The Week In Numbers: Oil’s Well, Again?

The Monetary Authority of Singapore has sad that it will slow the rate at which the Singapore dollar will rise. The move by the MAS, which was unexpected, sent the currency down by as much as 1% against the US dollar. The regulator said the adjustment to its policy of gradual appreciation of the Singapore dollar was consistent with more benign inflation.


A low currency could provide a boost to companies that generate revenue abroad. These could include SingTel (SGX: Z74) and Dairy Farm (SGX: D01).

But could predictions of benign inflation be premature, given that Brent oil futures rose above US$49 a barrel?

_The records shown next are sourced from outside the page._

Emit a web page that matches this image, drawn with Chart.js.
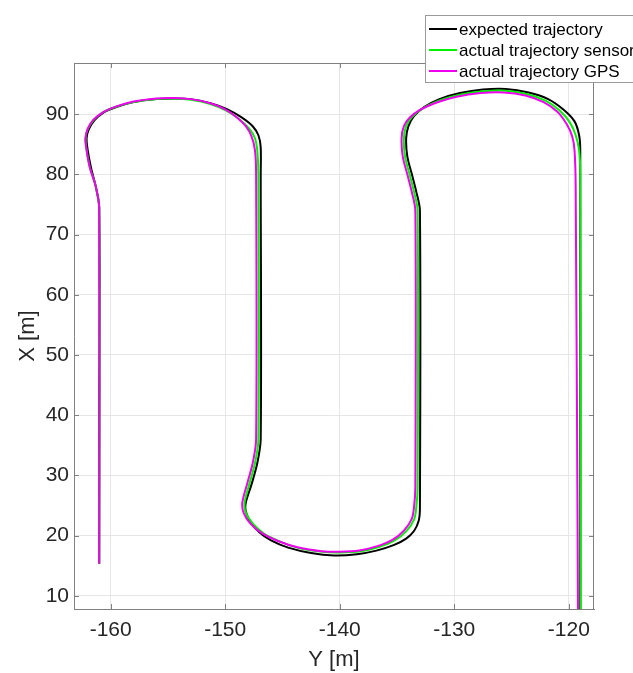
<!DOCTYPE html>
<html>
<head>
<meta charset="utf-8">
<script src="https://cdn.jsdelivr.net/npm/chart.js@4.4.1/dist/chart.umd.min.js"></script>
<style>
  html, body { margin: 0; padding: 0; background: #fff; }
  canvas { display: block; }
</style>
</head>
<body>
<canvas id="trajectory" width="633" height="673"></canvas>
<script>
// legend entries and line colours
const seriesNames = ['expected trajectory', 'actual trajectory sensor', 'actual trajectory GPS'];
const seriesColors = ['#000000', '#00f000', '#f000f0'];

// tick labels (horizontal axis is Y [m], vertical axis is X [m])
const yMetreTicks = [-160, -150, -140, -130, -120];
const xMetreTicks = [10, 20, 30, 40, 50, 60, 70, 80, 90];

// expected trajectory
const expectedY = [-161.0, -161.0, -161.0, -161.3, -161.7, -162.0, -162.1, -161.9, -161.4, -160.6, -159.5, -158.0, -156.0, -154.5, -153.0, -151.3, -149.8, -148.6, -147.6, -147.1, -146.9, -146.9, -146.9, -147.2, -147.7, -148.2, -148.2, -147.8, -147.0, -146.0, -144.5, -142.5, -140.5, -138.5, -136.8, -135.3, -134.2, -133.5, -133.1, -133.0, -133.0, -133.3, -133.7, -134.1, -134.2, -134.0, -133.5, -132.6, -131.3, -129.5, -127.5, -125.5, -123.5, -121.8, -120.5, -119.5, -119.1, -119.0, -119.0];
const expectedX = [15.3, 40, 74.5, 78, 81, 84, 86, 87.5, 89, 90.3, 91.2, 92.0, 92.5, 92.6, 92.5, 91.8, 90.8, 89.5, 88.0, 86.5, 84.5, 80, 36, 32, 28.5, 25.5, 24.0, 22.3, 20.5, 19.2, 18.0, 17.1, 16.7, 16.9, 17.5, 18.4, 19.5, 20.8, 22.5, 24.5, 74, 77, 80, 83, 86, 88, 89.7, 91.2, 92.5, 93.5, 94.1, 94.2, 93.6, 92.5, 90.8, 88.8, 86.5, 84, 7.8];

// actual trajectory from the sensor
const sensorY = [-161.0, -161.0, -161.3, -161.8, -162.1, -162.2, -162.0, -161.5, -160.7, -159.6, -158.0, -156.0, -154.5, -153.0, -151.3, -149.9, -148.8, -147.9, -147.4, -147.2, -147.1, -147.1, -147.4, -147.9, -148.3, -148.2, -147.6, -146.6, -145.2, -143.5, -141.5, -140.0, -138.2, -136.6, -135.2, -134.2, -133.5, -133.3, -133.2, -133.2, -133.5, -133.9, -134.3, -134.4, -134.2, -133.7, -132.8, -131.4, -129.6, -127.5, -125.5, -123.6, -122.0, -120.8, -119.9, -119.4, -119.1, -119.0, -118.95];
const sensorX = [15.3, 74.5, 78, 81, 84, 86, 87.5, 89, 90.3, 91.2, 92.0, 92.5, 92.6, 92.4, 91.7, 90.6, 89.2, 87.6, 86, 84, 80, 36, 32, 28.5, 25.5, 23.8, 22.0, 20.3, 19.0, 17.9, 17.3, 17.2, 17.4, 18.1, 19.2, 20.7, 22.7, 25, 28, 74, 77, 80, 83, 86, 88, 89.5, 90.9, 92.2, 93.2, 93.8, 93.9, 93.3, 92.2, 90.6, 88.6, 86.5, 84, 80, 7.8];

// actual trajectory from GPS
const gpsY = [-161.0, -161.0, -161.3, -161.8, -162.1, -162.2, -162.0, -161.5, -160.6, -159.5, -158.0, -156.0, -154.5, -153.0, -151.3, -150.0, -149.0, -148.2, -147.7, -147.4, -147.3, -147.3, -147.6, -148.1, -148.5, -148.4, -147.8, -146.8, -145.4, -143.6, -141.6, -140.0, -138.3, -136.8, -135.4, -134.4, -133.7, -133.5, -133.4, -133.4, -133.7, -134.1, -134.5, -134.6, -134.4, -133.9, -133.0, -131.6, -129.8, -127.7, -125.7, -123.8, -122.2, -121.0, -120.2, -119.7, -119.5, -119.4, -119.2];
const gpsX = [15.3, 74.5, 78, 81, 84, 86, 87.6, 89.1, 90.4, 91.3, 92.1, 92.6, 92.7, 92.5, 91.8, 90.8, 89.5, 88.0, 86.3, 84, 80, 36, 32, 28.5, 25.5, 23.8, 22.0, 20.4, 19.1, 18.0, 17.4, 17.3, 17.5, 18.2, 19.3, 20.8, 22.8, 25, 28, 74, 77, 80, 83, 86, 88, 89.4, 90.7, 91.9, 92.9, 93.5, 93.6, 93.1, 92.0, 90.4, 88.4, 86.3, 84, 78, 7.8];

const FONT = 'Liberation Sans, Arial, Helvetica, sans-serif';

function toPoints(ys, xs) {
  return ys.map((v, i) => ({ x: v, y: xs[i] }));
}

// box around the axes, inward tick marks and the legend
const frame = {
  id: 'frame',
  afterDraw(chart) {
    const { ctx, chartArea: a, scales } = chart;
    ctx.save();
    ctx.strokeStyle = '#808080';
    ctx.lineWidth = 1;
    ctx.beginPath();
    ctx.moveTo(a.left, a.top + 0.5);
    ctx.lineTo(a.right, a.top + 0.5);
    ctx.moveTo(a.right - 0.5, a.top);
    ctx.lineTo(a.right - 0.5, a.bottom);
    scales.x.ticks.forEach(t => {
      const px = Math.round(scales.x.getPixelForValue(t.value)) + 0.5;
      ctx.moveTo(px, a.bottom); ctx.lineTo(px, a.bottom - 5);
      ctx.moveTo(px, a.top); ctx.lineTo(px, a.top + 5);
    });
    scales.y.ticks.forEach(t => {
      const py = Math.round(scales.y.getPixelForValue(t.value)) + 0.5;
      ctx.moveTo(a.left, py); ctx.lineTo(a.left + 5, py);
      ctx.moveTo(a.right, py); ctx.lineTo(a.right - 5, py);
    });
    ctx.stroke();

    // legend
    const lx = 425.5, ly = 15.5;
    ctx.fillStyle = '#ffffff';
    ctx.fillRect(lx, ly, 260, 67);
    ctx.strokeStyle = '#9a9a9a';
    ctx.strokeRect(lx, ly, 260, 67);
    ctx.font = '17px ' + FONT;
    ctx.textBaseline = 'middle';
    ctx.textAlign = 'left';
    chart.data.datasets.forEach((ds, i) => {
      const ry = 29 + i * 21;
      ctx.strokeStyle = ds.borderColor;
      ctx.lineWidth = 2;
      ctx.beginPath();
      ctx.moveTo(429, ry);
      ctx.lineTo(457, ry);
      ctx.stroke();
      ctx.fillStyle = '#000000';
      ctx.fillText(ds.label, 459, ry + 1);
    });
    ctx.restore();
  }
};

const trajectoryCtx = document.getElementById('trajectory');
const trajectoryChart = new Chart(trajectoryCtx, {
  type: 'scatter',
  data: {
    datasets: [
      { label: seriesNames[0], data: toPoints(expectedY, expectedX), borderColor: seriesColors[0], showLine: true, order: 3 },
      { label: seriesNames[1], data: toPoints(sensorY, sensorX), borderColor: seriesColors[1], showLine: true, order: 2 },
      { label: seriesNames[2], data: toPoints(gpsY, gpsX), borderColor: seriesColors[2], showLine: true, order: 1 }
    ]
  },
  options: {
    responsive: false,
    animation: false,
    elements: {
      point: { radius: 0, hoverRadius: 0 },
      line: { borderWidth: 2, tension: 0.3, fill: false }
    },
    layout: { padding: { top: 63, right: 39, left: 0, bottom: 0 } },
    plugins: { legend: { display: false }, tooltip: { enabled: false } },
    scales: {
      x: {
        type: 'linear',
        min: -163.2,
        max: -117.8,
        afterFit: s => { s.height = 64; },
        afterBuildTicks: s => { s.ticks = yMetreTicks.map(v => ({ value: v })); },
        grid: { color: '#e6e6e6', drawTicks: false },
        border: { color: '#808080' },
        ticks: { padding: 9, color: '#262626', font: { family: FONT, size: 21 } },
        title: { display: true, text: 'Y [m]', color: '#262626', font: { family: FONT, size: 22 }, padding: { top: 0, bottom: 0 } }
      },
      y: {
        type: 'linear',
        min: 7.8,
        max: 98.5,
        afterFit: s => { s.width = 74; },
        afterBuildTicks: s => { s.ticks = xMetreTicks.map(v => ({ value: v })); },
        grid: { color: '#e6e6e6', drawTicks: false },
        border: { color: '#808080' },
        ticks: { padding: 5, color: '#262626', font: { family: FONT, size: 21 } },
        title: { display: true, text: 'X [m]', color: '#262626', font: { family: FONT, size: 22 }, padding: { top: 15, bottom: 0 } }
      }
    }
  },
  plugins: [frame]
});
</script>
</body>
</html>
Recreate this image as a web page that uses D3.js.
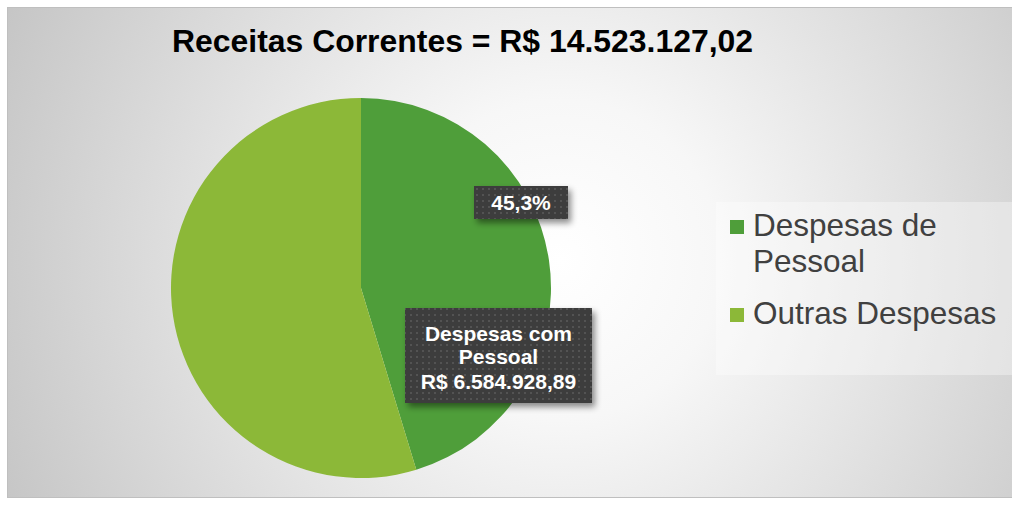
<!DOCTYPE html>
<html><head><meta charset="utf-8">
<script src="https://cdn.jsdelivr.net/npm/d3@7"></script>
<style>html,body{margin:0;padding:0;background:#fff;}svg{display:block;}</style>
</head><body>
<script>
const categories = ["Despesas de Pessoal", "Outras Despesas"];
const values = [45.3, 54.7];
const colors = ["#4f9e3a", "#8cb838"];
const titleText = "Receitas Correntes = R$ 14.523.127,02";
const pctLabel = "45,3%";
const valueLabelLines = ["Despesas com", "Pessoal", "R$ 6.584.928,89"];

const W = 1012, H = 505;
const svg = d3.select("body").append("svg").attr("width", W).attr("height", H);
const defs = svg.append("defs");

const rg = defs.append("radialGradient").attr("id","bg").attr("gradientUnits","userSpaceOnUse")
  .attr("cx",560).attr("cy",260).attr("r",640);
rg.append("stop").attr("offset","0").attr("stop-color","#ffffff");
rg.append("stop").attr("offset","0.25").attr("stop-color","#f7f7f7");
rg.append("stop").attr("offset","1").attr("stop-color","#c2c2c2");

const pat = defs.append("pattern").attr("id","dots").attr("patternUnits","userSpaceOnUse")
  .attr("width",6).attr("height",6);
pat.append("rect").attr("width",6).attr("height",6).attr("fill","#3d3d3d");
pat.append("rect").attr("x",2).attr("y",2).attr("width",2).attr("height",2).attr("fill","#525252");

const sh = defs.append("filter").attr("id","shadow").attr("x","-20%").attr("y","-20%").attr("width","150%").attr("height","160%");
sh.append("feDropShadow").attr("dx",3).attr("dy",4).attr("stdDeviation",3).attr("flood-color","#000").attr("flood-opacity",0.45);

svg.append("rect").attr("x",0).attr("y",0).attr("width",W).attr("height",H).attr("fill","#ffffff");
svg.append("rect").attr("x",7.5).attr("y",7.5).attr("width",1012).attr("height",490)
  .attr("fill","url(#bg)").attr("stroke","#bfbfbf").attr("stroke-width",1);

// title
const title = svg.append("text").attr("x",172).attr("y",52)
  .attr("font-family","Liberation Sans, Arial, sans-serif").attr("font-weight","bold")
  .attr("font-size",31).attr("fill","#000").text(titleText);
const tl = title.node().getComputedTextLength();
if (Math.abs(tl - 581) > 4) title.attr("textLength",581).attr("lengthAdjust","spacingAndGlyphs");

// pie
const cx = 361, cy = 288, R = 190;
const pie = d3.pie().sort(null).value(d => d)(values);
const arc = d3.arc().innerRadius(0).outerRadius(R);
const g = svg.append("g").attr("transform",`translate(${cx},${cy})`);
g.selectAll("path").data(pie).join("path").attr("d",arc).attr("fill",(d,i)=>colors[i]);

// data labels
function labelBox(x0,y0,w,h,lines,baselines,fs){
  const lg = svg.append("g");
  lg.append("rect").attr("x",x0).attr("y",y0).attr("width",w).attr("height",h)
    .attr("fill","url(#dots)").attr("filter","url(#shadow)");
  lines.forEach((t,i)=>{
    lg.append("text").attr("x",x0+w/2).attr("y",baselines[i]).attr("text-anchor","middle")
      .attr("font-family","Liberation Sans, Arial, sans-serif").attr("font-weight","bold")
      .attr("font-size",fs).attr("fill","#ffffff").text(t);
  });
}
labelBox(cx+113, cy-102, 94, 33, [pctLabel], [cy-78], 21);
labelBox(cx+44, cy+20, 187, 95, valueLabelLines, [cy+53, cy+76, cy+101], 21);

// legend
svg.append("rect").attr("x",716).attr("y",202).attr("width",300).attr("height",173)
  .attr("fill","#ffffff").attr("fill-opacity",0.35);
const legItems = [
  {lines:["Despesas de","Pessoal"], y:236},
  {lines:["Outras Despesas"], y:324}
];
legItems.forEach((it,i)=>{
  svg.append("rect").attr("x",730).attr("y",it.y-16).attr("width",14).attr("height",14).attr("fill",colors[i]);
  it.lines.forEach((t,j)=>{
    svg.append("text").attr("x",753).attr("y",it.y + j*36)
      .attr("font-family","Liberation Sans, Arial, sans-serif").attr("font-size",31.5)
      .attr("fill","#404040").text(t);
  });
});
</script>
</body></html>
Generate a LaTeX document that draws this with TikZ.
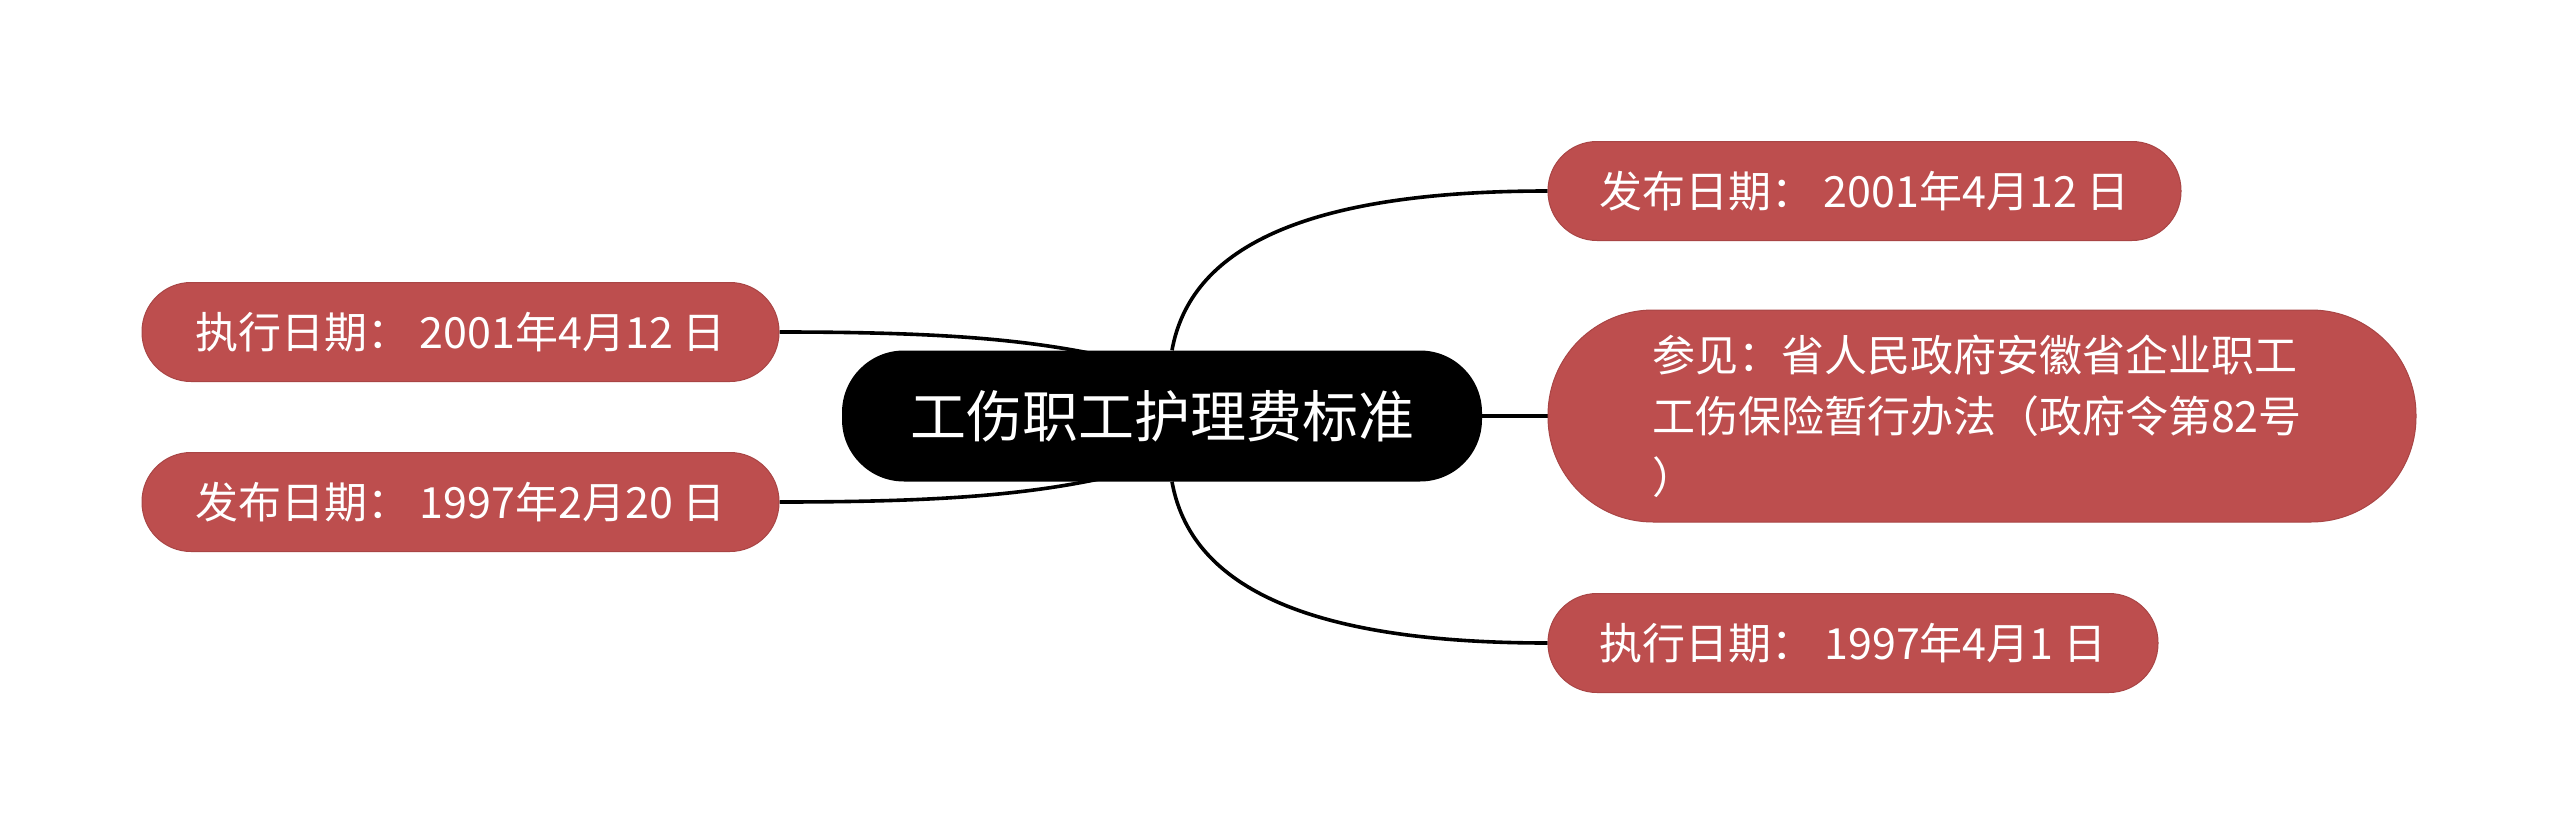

Speculators are hoping that prices may rebound following better US jobless numbers and a more encouraging outlook for the US economy. However, sceptics reckon that prices might only be rising because traders are buying and putting the oil into storage. But that can only continue until land storage becomes filled, they argue.

It was not the best of Decembers for Singapore’s manufacturers. Output by Singapore’s factories fell 1.9% last month compared to a year ago. According to the Economic Development Board, a decline in engineering transport and general manufacturing were the main culprits. Whilst the numbers were disappointing, they were not nearly as bad as the market had expected. Economists had pencilled a fall of as much as 4%.

Economists managed to get the unemployment numbers wrong in the US of A too. America said it has seen the fewest number of people file for unemployment benefits for 15 years in the week ended 24 January. The number, which came in at 265,000 was significantly lower than the 300,000 that economists had predicted.